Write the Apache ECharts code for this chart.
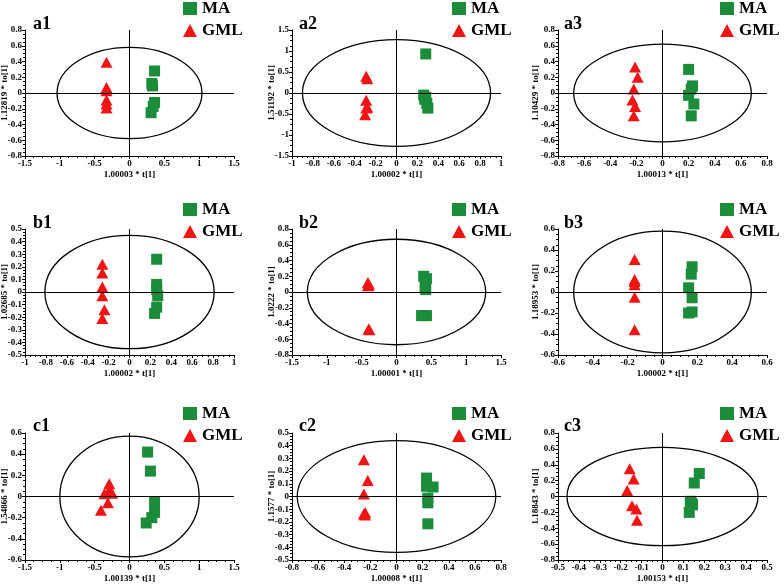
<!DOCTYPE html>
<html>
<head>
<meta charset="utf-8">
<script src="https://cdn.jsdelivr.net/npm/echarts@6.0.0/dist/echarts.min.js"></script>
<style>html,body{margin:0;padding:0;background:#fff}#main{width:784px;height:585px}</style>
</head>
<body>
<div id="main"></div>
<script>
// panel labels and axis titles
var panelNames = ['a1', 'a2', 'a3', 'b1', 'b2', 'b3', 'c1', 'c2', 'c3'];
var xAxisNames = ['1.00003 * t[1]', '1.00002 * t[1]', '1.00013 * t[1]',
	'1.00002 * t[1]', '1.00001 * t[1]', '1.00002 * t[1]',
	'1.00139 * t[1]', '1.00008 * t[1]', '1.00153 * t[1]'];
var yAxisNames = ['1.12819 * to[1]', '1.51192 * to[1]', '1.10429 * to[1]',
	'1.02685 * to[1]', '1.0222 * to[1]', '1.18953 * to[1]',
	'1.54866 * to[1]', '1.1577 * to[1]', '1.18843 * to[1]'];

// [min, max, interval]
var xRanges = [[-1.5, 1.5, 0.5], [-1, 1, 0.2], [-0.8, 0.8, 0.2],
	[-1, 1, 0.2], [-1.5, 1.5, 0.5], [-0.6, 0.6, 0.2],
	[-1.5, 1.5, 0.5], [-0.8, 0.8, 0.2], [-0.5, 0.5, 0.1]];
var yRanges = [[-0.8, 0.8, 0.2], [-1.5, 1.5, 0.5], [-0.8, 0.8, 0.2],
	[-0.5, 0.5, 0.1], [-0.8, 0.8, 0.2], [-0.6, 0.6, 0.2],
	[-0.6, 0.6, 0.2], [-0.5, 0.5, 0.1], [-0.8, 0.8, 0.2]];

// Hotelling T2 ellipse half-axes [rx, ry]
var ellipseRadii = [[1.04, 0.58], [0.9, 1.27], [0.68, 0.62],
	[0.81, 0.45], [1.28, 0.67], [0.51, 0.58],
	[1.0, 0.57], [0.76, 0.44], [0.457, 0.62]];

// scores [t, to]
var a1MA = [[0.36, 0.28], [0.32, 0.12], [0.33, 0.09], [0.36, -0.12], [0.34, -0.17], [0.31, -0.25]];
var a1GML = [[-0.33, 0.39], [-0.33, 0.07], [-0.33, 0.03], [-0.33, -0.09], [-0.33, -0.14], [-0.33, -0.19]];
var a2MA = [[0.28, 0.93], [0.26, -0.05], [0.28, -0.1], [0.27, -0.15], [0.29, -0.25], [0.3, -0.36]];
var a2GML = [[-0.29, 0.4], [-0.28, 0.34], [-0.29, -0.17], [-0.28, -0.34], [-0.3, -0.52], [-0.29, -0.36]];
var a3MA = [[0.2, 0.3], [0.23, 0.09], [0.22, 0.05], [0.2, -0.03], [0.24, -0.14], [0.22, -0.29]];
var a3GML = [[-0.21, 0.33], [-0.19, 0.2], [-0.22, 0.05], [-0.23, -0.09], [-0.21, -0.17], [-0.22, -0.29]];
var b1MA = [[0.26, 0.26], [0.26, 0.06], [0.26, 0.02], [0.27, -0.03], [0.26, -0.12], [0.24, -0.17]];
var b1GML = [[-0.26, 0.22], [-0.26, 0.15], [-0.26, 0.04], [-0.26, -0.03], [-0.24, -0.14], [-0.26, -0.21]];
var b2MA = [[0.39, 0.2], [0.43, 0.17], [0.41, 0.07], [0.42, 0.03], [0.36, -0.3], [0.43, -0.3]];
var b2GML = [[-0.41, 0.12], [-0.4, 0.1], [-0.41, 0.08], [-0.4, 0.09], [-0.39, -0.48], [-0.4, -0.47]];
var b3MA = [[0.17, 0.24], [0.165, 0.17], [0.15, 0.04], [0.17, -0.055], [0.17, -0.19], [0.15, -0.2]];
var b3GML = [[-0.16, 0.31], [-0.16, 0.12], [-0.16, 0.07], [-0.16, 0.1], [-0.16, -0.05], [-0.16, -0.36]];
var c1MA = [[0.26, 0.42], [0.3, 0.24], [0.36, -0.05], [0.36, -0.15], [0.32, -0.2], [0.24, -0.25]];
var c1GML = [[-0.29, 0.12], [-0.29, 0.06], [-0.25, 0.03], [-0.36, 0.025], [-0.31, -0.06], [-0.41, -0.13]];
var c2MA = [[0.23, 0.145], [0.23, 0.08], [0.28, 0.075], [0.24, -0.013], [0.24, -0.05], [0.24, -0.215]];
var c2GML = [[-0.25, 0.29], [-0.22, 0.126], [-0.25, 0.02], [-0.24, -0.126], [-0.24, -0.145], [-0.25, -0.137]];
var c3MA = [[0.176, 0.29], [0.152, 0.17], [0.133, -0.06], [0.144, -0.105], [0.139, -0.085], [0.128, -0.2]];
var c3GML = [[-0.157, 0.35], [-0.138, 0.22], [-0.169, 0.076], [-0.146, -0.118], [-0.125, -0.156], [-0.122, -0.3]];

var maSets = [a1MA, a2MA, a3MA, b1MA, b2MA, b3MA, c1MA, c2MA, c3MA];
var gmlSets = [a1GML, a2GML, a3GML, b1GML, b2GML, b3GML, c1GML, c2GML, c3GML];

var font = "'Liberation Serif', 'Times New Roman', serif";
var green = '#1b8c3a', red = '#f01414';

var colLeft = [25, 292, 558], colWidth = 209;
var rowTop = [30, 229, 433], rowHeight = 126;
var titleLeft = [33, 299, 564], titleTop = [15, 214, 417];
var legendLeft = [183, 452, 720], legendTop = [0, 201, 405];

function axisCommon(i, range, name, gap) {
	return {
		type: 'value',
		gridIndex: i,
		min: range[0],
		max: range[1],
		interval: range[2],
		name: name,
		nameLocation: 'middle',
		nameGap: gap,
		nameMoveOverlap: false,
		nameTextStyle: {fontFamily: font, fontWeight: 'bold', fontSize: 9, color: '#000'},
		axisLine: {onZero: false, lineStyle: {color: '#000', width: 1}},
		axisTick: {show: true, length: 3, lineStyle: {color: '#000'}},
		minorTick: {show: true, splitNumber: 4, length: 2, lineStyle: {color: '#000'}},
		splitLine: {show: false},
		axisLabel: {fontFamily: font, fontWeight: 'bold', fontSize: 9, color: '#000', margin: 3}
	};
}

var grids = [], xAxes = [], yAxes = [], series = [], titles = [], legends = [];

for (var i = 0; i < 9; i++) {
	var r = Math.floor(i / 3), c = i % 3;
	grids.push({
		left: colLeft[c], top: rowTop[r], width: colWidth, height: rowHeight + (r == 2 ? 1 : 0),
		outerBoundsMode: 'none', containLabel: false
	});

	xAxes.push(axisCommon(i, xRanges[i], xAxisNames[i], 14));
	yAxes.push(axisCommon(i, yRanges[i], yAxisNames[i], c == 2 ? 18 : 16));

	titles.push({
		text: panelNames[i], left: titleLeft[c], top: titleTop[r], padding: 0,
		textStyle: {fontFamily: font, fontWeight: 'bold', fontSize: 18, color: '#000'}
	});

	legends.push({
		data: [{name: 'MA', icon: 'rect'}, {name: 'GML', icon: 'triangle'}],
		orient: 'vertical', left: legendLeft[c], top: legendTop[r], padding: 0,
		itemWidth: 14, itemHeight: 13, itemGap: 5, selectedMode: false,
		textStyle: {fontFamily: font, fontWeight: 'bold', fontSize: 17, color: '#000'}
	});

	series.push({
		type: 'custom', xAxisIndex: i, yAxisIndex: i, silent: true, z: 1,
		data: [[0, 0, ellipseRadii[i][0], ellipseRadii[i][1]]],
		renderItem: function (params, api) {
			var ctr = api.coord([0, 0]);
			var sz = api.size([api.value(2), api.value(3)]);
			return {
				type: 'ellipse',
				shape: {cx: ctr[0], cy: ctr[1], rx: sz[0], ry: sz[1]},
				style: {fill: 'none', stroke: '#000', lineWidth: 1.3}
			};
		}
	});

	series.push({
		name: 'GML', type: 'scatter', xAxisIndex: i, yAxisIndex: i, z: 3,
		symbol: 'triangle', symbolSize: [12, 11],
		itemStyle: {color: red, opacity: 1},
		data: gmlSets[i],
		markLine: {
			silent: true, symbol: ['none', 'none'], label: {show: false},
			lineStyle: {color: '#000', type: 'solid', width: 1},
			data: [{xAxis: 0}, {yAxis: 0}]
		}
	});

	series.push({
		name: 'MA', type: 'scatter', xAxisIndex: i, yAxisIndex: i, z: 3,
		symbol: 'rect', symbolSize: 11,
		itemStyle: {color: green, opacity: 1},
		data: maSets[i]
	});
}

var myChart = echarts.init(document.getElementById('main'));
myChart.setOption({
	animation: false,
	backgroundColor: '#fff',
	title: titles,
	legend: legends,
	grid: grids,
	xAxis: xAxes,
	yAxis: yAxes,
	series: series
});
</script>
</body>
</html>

WHAT TO DO
From the first line of the material down to the line containing "to[1]', '1.18843 * to[1]'];", inclusive, return each line exactly, skipping any picture.

EXERCISE OUTPUT
Write the Apache ECharts code for this chart.
<!DOCTYPE html>
<html>
<head>
<meta charset="utf-8">
<script src="https://cdn.jsdelivr.net/npm/echarts@6.0.0/dist/echarts.min.js"></script>
<style>html,body{margin:0;padding:0;background:#fff}#main{width:784px;height:585px}</style>
</head>
<body>
<div id="main"></div>
<script>
// panel labels and axis titles
var panelNames = ['a1', 'a2', 'a3', 'b1', 'b2', 'b3', 'c1', 'c2', 'c3'];
var xAxisNames = ['1.00003 * t[1]', '1.00002 * t[1]', '1.00013 * t[1]',
	'1.00002 * t[1]', '1.00001 * t[1]', '1.00002 * t[1]',
	'1.00139 * t[1]', '1.00008 * t[1]', '1.00153 * t[1]'];
var yAxisNames = ['1.12819 * to[1]', '1.51192 * to[1]', '1.10429 * to[1]',
	'1.02685 * to[1]', '1.0222 * to[1]', '1.18953 * to[1]',
	'1.54866 * to[1]', '1.1577 * to[1]', '1.18843 * to[1]'];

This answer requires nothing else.